WORK REQUIRED:
Write out each line exactly as given. Leave the pictures out of your copy.

====== DATA BLOCK

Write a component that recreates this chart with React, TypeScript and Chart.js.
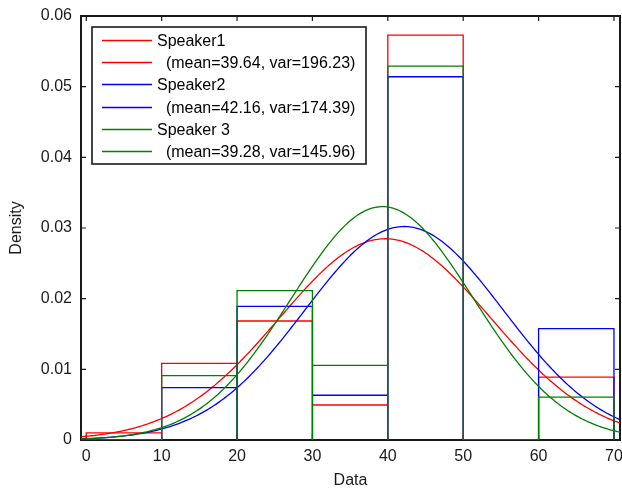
import React, { useEffect, useRef } from "react";
import { Chart, registerables } from "chart.js";

Chart.register(...registerables);

// ---- data ----
const binEdges = [0, 10, 20, 30, 40, 50, 60, 70];
const speakerNames = ["Speaker1", "Speaker2", "Speaker 3"];
const speaker1Density = [0.001, 0.01085, 0.01684, 0.00495, 0.0573, 0, 0.00891];
const speaker2Density = [0, 0.0074, 0.01892, 0.00633, 0.0514, 0, 0.01575];
const speaker3Density = [0, 0.0091, 0.02113, 0.01057, 0.0529, 0, 0.00608];
const speakerMeans = [39.64, 42.16, 39.28];
const speakerVariances = [196.23, 174.39, 145.96];
const xTickValues = [0, 10, 20, 30, 40, 50, 60, 70];
const yTickValues = [0, 0.01, 0.02, 0.03, 0.04, 0.05, 0.06];

const X_MIN = -0.7;
const X_MAX = 70.8;
const Y_MIN = 0;
const Y_MAX = 0.06;

const COLORS = ["#ff0000", "#0000ff", "#008000"];
const FONT_FAMILY = "'Liberation Sans', Arial, Helvetica, sans-serif";
const TEXT_COLOR = "#1a1a1a";

function histOutline(edges: number[], dens: number[]) {
  const pts: { x: number; y: number }[] = [];
  for (let i = 0; i < dens.length; i++) {
    pts.push({ x: edges[i], y: 0 });
    pts.push({ x: edges[i], y: dens[i] });
    pts.push({ x: edges[i + 1], y: dens[i] });
    pts.push({ x: edges[i + 1], y: 0 });
  }
  return pts;
}

// fitted normal density defined by the mean / variance shown in the legend
function normalCurve(mean: number, variance: number) {
  const sd = Math.sqrt(variance);
  const pts: { x: number; y: number }[] = [];
  const n = 300;
  for (let i = 0; i <= n; i++) {
    const x = X_MIN + ((X_MAX - X_MIN) * i) / n;
    const z = (x - mean) / sd;
    pts.push({ x, y: Math.exp(-0.5 * z * z) / (sd * Math.sqrt(2 * Math.PI)) });
  }
  return pts;
}

const framePlugin = {
  id: "matlabFrame",
  beforeDatasetsDraw(chart: any) {
    const { ctx, chartArea } = chart;
    const { left, right, top, bottom } = chartArea;
    const xs = chart.scales.x;
    const ys = chart.scales.y;
    ctx.save();
    ctx.strokeStyle = TEXT_COLOR;
    ctx.lineWidth = 2;
    ctx.strokeRect(left, top, right - left, bottom - top);
    ctx.lineWidth = 1.2;
    const tl = 5;
    ctx.beginPath();
    xTickValues.forEach((v) => {
      const px = xs.getPixelForValue(v);
      ctx.moveTo(px, bottom);
      ctx.lineTo(px, bottom - tl);
      ctx.moveTo(px, top);
      ctx.lineTo(px, top + tl);
    });
    yTickValues.forEach((v) => {
      const py = ys.getPixelForValue(v);
      ctx.moveTo(left, py);
      ctx.lineTo(left + tl, py);
      ctx.moveTo(right, py);
      ctx.lineTo(right - tl, py);
    });
    ctx.stroke();
    ctx.restore();
  },
  afterDraw(chart: any) {
    const { ctx, chartArea } = chart;
    ctx.save();
    ctx.fillStyle = TEXT_COLOR;
    ctx.font = `16px ${FONT_FAMILY}`;
    ctx.textAlign = "center";
    ctx.textBaseline = "middle";
    ctx.fillText("Data", (chartArea.left + chartArea.right) / 2, 481);
    ctx.translate(17, (chartArea.top + chartArea.bottom) / 2);
    ctx.rotate(-Math.PI / 2);
    ctx.fillText("Density", 0, 0);
    ctx.restore();
  },
};

const legendPlugin = {
  id: "boxedLegend",
  afterDraw(chart: any) {
    const { ctx } = chart;
    const ds = chart.data.datasets;
    const boxL = 92;
    const boxT = 27;
    const boxW = 274;
    const boxH = 137;
    ctx.save();
    ctx.fillStyle = "#ffffff";
    ctx.fillRect(boxL, boxT, boxW, boxH);
    ctx.strokeStyle = TEXT_COLOR;
    ctx.lineWidth = 1.6;
    ctx.strokeRect(boxL, boxT, boxW, boxH);
    ctx.font = `16px ${FONT_FAMILY}`;
    ctx.textAlign = "left";
    ctx.textBaseline = "middle";
    ds.forEach((d: any, i: number) => {
      const y = Math.round(40 + i * 22.2) + 0.5;
      ctx.beginPath();
      ctx.strokeStyle = String(d.borderColor);
      ctx.lineWidth = 1.5;
      ctx.moveTo(102, y);
      ctx.lineTo(152, y);
      ctx.stroke();
      ctx.fillStyle = "#000000";
      ctx.fillText(d.label, 157, y + 1);
    });
    ctx.restore();
  },
};

export default function App() {
  const canvasRef = useRef<HTMLCanvasElement | null>(null);

  useEffect(() => {
    document.body.style.margin = "0";
    const canvas = canvasRef.current;
    if (!canvas) return;

    const densities = [speaker1Density, speaker2Density, speaker3Density];
    const datasets: any[] = [];
    densities.forEach((dens, i) => {
      datasets.push({
        label: speakerNames[i],
        data: histOutline(binEdges, dens),
        borderColor: COLORS[i],
        borderWidth: 1.3,
        pointRadius: 0,
        fill: false,
        tension: 0,
        order: 10 - 2 * i,
      });
      datasets.push({
        label: `  (mean=${speakerMeans[i].toFixed(2)}, var=${speakerVariances[i].toFixed(2)})`,
        data: normalCurve(speakerMeans[i], speakerVariances[i]),
        borderColor: COLORS[i],
        borderWidth: 1.3,
        pointRadius: 0,
        fill: false,
        tension: 0,
        order: 9 - 2 * i,
      });
    });

    const tickFont = { family: FONT_FAMILY, size: 16 };

    const chart = new Chart(canvas, {
      type: "line",
      data: { datasets },
      options: {
        responsive: false,
        animation: false,
        layout: { padding: { left: 0, top: 16, right: 2, bottom: 0 } },
        plugins: {
          legend: { display: false },
          tooltip: { enabled: false },
          title: { display: false },
        },
        scales: {
          x: {
            type: "linear",
            min: X_MIN,
            max: X_MAX,
            grid: { display: false, drawTicks: false },
            border: { display: false },
            afterBuildTicks: (s: any) => {
              s.ticks = xTickValues.map((v) => ({ value: v }));
            },
            afterFit: (s: any) => {
              s.height = 50;
              s.paddingLeft = 0;
              s.paddingRight = 0;
            },
            ticks: {
              font: tickFont,
              color: TEXT_COLOR,
              padding: 7,
              maxRotation: 0,
              autoSkip: false,
              callback: (v: any) => String(v),
            },
          },
          y: {
            type: "linear",
            min: Y_MIN,
            max: Y_MAX,
            grid: { display: false, drawTicks: false },
            border: { display: false },
            afterBuildTicks: (s: any) => {
              s.ticks = yTickValues.map((v) => ({ value: v }));
            },
            afterFit: (s: any) => {
              s.width = 81;
              s.paddingTop = 0;
              s.paddingBottom = 0;
            },
            ticks: {
              font: tickFont,
              color: TEXT_COLOR,
              padding: 9,
              autoSkip: false,
              callback: (v: any) => String(v),
            },
          },
        },
      },
      plugins: [framePlugin, legendPlugin],
    } as any);

    return () => {
      chart.destroy();
    };
  }, []);

  return (
    <div style={{ width: 622, height: 490 }}>
      <canvas ref={canvasRef} width={622} height={490} style={{ display: "block" }} />
    </div>
  );
}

============

CORRECT RESPONSE:
Write a component that recreates this chart with React, TypeScript and Chart.js.
import React, { useEffect, useRef } from "react";
import { Chart, registerables } from "chart.js";

Chart.register(...registerables);

// ---- data ----
const binEdges = [0, 10, 20, 30, 40, 50, 60, 70];
const speakerNames = ["Speaker1", "Speaker2", "Speaker 3"];
const speaker1Density = [0.001, 0.01085, 0.01684, 0.00495, 0.0573, 0, 0.00891];
const speaker2Density = [0, 0.0074, 0.01892, 0.00633, 0.0514, 0, 0.01575];
const speaker3Density = [0, 0.0091, 0.02113, 0.01057, 0.0529, 0, 0.00608];
const speakerMeans = [39.64, 42.16, 39.28];
const speakerVariances = [196.23, 174.39, 145.96];
const xTickValues = [0, 10, 20, 30, 40, 50, 60, 70];
const yTickValues = [0, 0.01, 0.02, 0.03, 0.04, 0.05, 0.06];

const X_MIN = -0.7;
const X_MAX = 70.8;
const Y_MIN = 0;
const Y_MAX = 0.06;

const COLORS = ["#ff0000", "#0000ff", "#008000"];
const FONT_FAMILY = "'Liberation Sans', Arial, Helvetica, sans-serif";
const TEXT_COLOR = "#1a1a1a";

function histOutline(edges: number[], dens: number[]) {
  const pts: { x: number; y: number }[] = [];
  for (let i = 0; i < dens.length; i++) {
    pts.push({ x: edges[i], y: 0 });
    pts.push({ x: edges[i], y: dens[i] });
    pts.push({ x: edges[i + 1], y: dens[i] });
    pts.push({ x: edges[i + 1], y: 0 });
  }
  return pts;
}

// fitted normal density defined by the mean / variance shown in the legend
function normalCurve(mean: number, variance: number) {
  const sd = Math.sqrt(variance);
  const pts: { x: number; y: number }[] = [];
  const n = 300;
  for (let i = 0; i <= n; i++) {
    const x = X_MIN + ((X_MAX - X_MIN) * i) / n;
    const z = (x - mean) / sd;
    pts.push({ x, y: Math.exp(-0.5 * z * z) / (sd * Math.sqrt(2 * Math.PI)) });
  }
  return pts;
}

const framePlugin = {
  id: "matlabFrame",
  beforeDatasetsDraw(chart: any) {
    const { ctx, chartArea } = chart;
    const { left, right, top, bottom } = chartArea;
    const xs = chart.scales.x;
    const ys = chart.scales.y;
    ctx.save();
    ctx.strokeStyle = TEXT_COLOR;
    ctx.lineWidth = 2;
    ctx.strokeRect(left, top, right - left, bottom - top);
    ctx.lineWidth = 1.2;
    const tl = 5;
    ctx.beginPath();
    xTickValues.forEach((v) => {
      const px = xs.getPixelForValue(v);
      ctx.moveTo(px, bottom);
      ctx.lineTo(px, bottom - tl);
      ctx.moveTo(px, top);
      ctx.lineTo(px, top + tl);
    });
    yTickValues.forEach((v) => {
      const py = ys.getPixelForValue(v);
      ctx.moveTo(left, py);
      ctx.lineTo(left + tl, py);
      ctx.moveTo(right, py);
      ctx.lineTo(right - tl, py);
    });
    ctx.stroke();
    ctx.restore();
  },
  afterDraw(chart: any) {
    const { ctx, chartArea } = chart;
    ctx.save();
    ctx.fillStyle = TEXT_COLOR;
    ctx.font = `16px ${FONT_FAMILY}`;
    ctx.textAlign = "center";
    ctx.textBaseline = "middle";
    ctx.fillText("Data", (chartArea.left + chartArea.right) / 2, 481);
    ctx.translate(17, (chartArea.top + chartArea.bottom) / 2);
    ctx.rotate(-Math.PI / 2);
    ctx.fillText("Density", 0, 0);
    ctx.restore();
  },
};

const legendPlugin = {
  id: "boxedLegend",
  afterDraw(chart: any) {
    const { ctx } = chart;
    const ds = chart.data.datasets;
    const boxL = 92;
    const boxT = 27;
    const boxW = 274;
    const boxH = 137;
    ctx.save();
    ctx.fillStyle = "#ffffff";
    ctx.fillRect(boxL, boxT, boxW, boxH);
    ctx.strokeStyle = TEXT_COLOR;
    ctx.lineWidth = 1.6;
    ctx.strokeRect(boxL, boxT, boxW, boxH);
    ctx.font = `16px ${FONT_FAMILY}`;
    ctx.textAlign = "left";
    ctx.textBaseline = "middle";
    ds.forEach((d: any, i: number) => {
      const y = Math.round(40 + i * 22.2) + 0.5;
      ctx.beginPath();
      ctx.strokeStyle = String(d.borderColor);
      ctx.lineWidth = 1.5;
      ctx.moveTo(102, y);
      ctx.lineTo(152, y);
      ctx.stroke();
      ctx.fillStyle = "#000000";
      ctx.fillText(d.label, 157, y + 1);
    });
    ctx.restore();
  },
};

export default function App() {
  const canvasRef = useRef<HTMLCanvasElement | null>(null);

  useEffect(() => {
    document.body.style.margin = "0";
    const canvas = canvasRef.current;
    if (!canvas) return;

    const densities = [speaker1Density, speaker2Density, speaker3Density];
    const datasets: any[] = [];
    densities.forEach((dens, i) => {
      datasets.push({
        label: speakerNames[i],
        data: histOutline(binEdges, dens),
        borderColor: COLORS[i],
        borderWidth: 1.3,
        pointRadius: 0,
        fill: false,
        tension: 0,
        order: 10 - 2 * i,
      });
      datasets.push({
        label: `  (mean=${speakerMeans[i].toFixed(2)}, var=${speakerVariances[i].toFixed(2)})`,
        data: normalCurve(speakerMeans[i], speakerVariances[i]),
        borderColor: COLORS[i],
        borderWidth: 1.3,
        pointRadius: 0,
        fill: false,
        tension: 0,
        order: 9 - 2 * i,
      });
    });

    const tickFont = { family: FONT_FAMILY, size: 16 };

    const chart = new Chart(canvas, {
      type: "line",
      data: { datasets },
      options: {
        responsive: false,
        animation: false,
        layout: { padding: { left: 0, top: 16, right: 2, bottom: 0 } },
        plugins: {
          legend: { display: false },
          tooltip: { enabled: false },
          title: { display: false },
        },
        scales: {
          x: {
            type: "linear",
            min: X_MIN,
            max: X_MAX,
            grid: { display: false, drawTicks: false },
            border: { display: false },
            afterBuildTicks: (s: any) => {
              s.ticks = xTickValues.map((v) => ({ value: v }));
            },
            afterFit: (s: any) => {
              s.height = 50;
              s.paddingLeft = 0;
              s.paddingRight = 0;
            },
            ticks: {
              font: tickFont,
              color: TEXT_COLOR,
              padding: 7,
              maxRotation: 0,
              autoSkip: false,
              callback: (v: any) => String(v),
            },
          },
          y: {
            type: "linear",
            min: Y_MIN,
            max: Y_MAX,
            grid: { display: false, drawTicks: false },
            border: { display: false },
            afterBuildTicks: (s: any) => {
              s.ticks = yTickValues.map((v) => ({ value: v }));
            },
            afterFit: (s: any) => {
              s.width = 81;
              s.paddingTop = 0;
              s.paddingBottom = 0;
            },
            ticks: {
              font: tickFont,
              color: TEXT_COLOR,
              padding: 9,
              autoSkip: false,
              callback: (v: any) => String(v),
            },
          },
        },
      },
      plugins: [framePlugin, legendPlugin],
    } as any);

    return () => {
      chart.destroy();
    };
  }, []);

  return (
    <div style={{ width: 622, height: 490 }}>
      <canvas ref={canvasRef} width={622} height={490} style={{ display: "block" }} />
    </div>
  );
}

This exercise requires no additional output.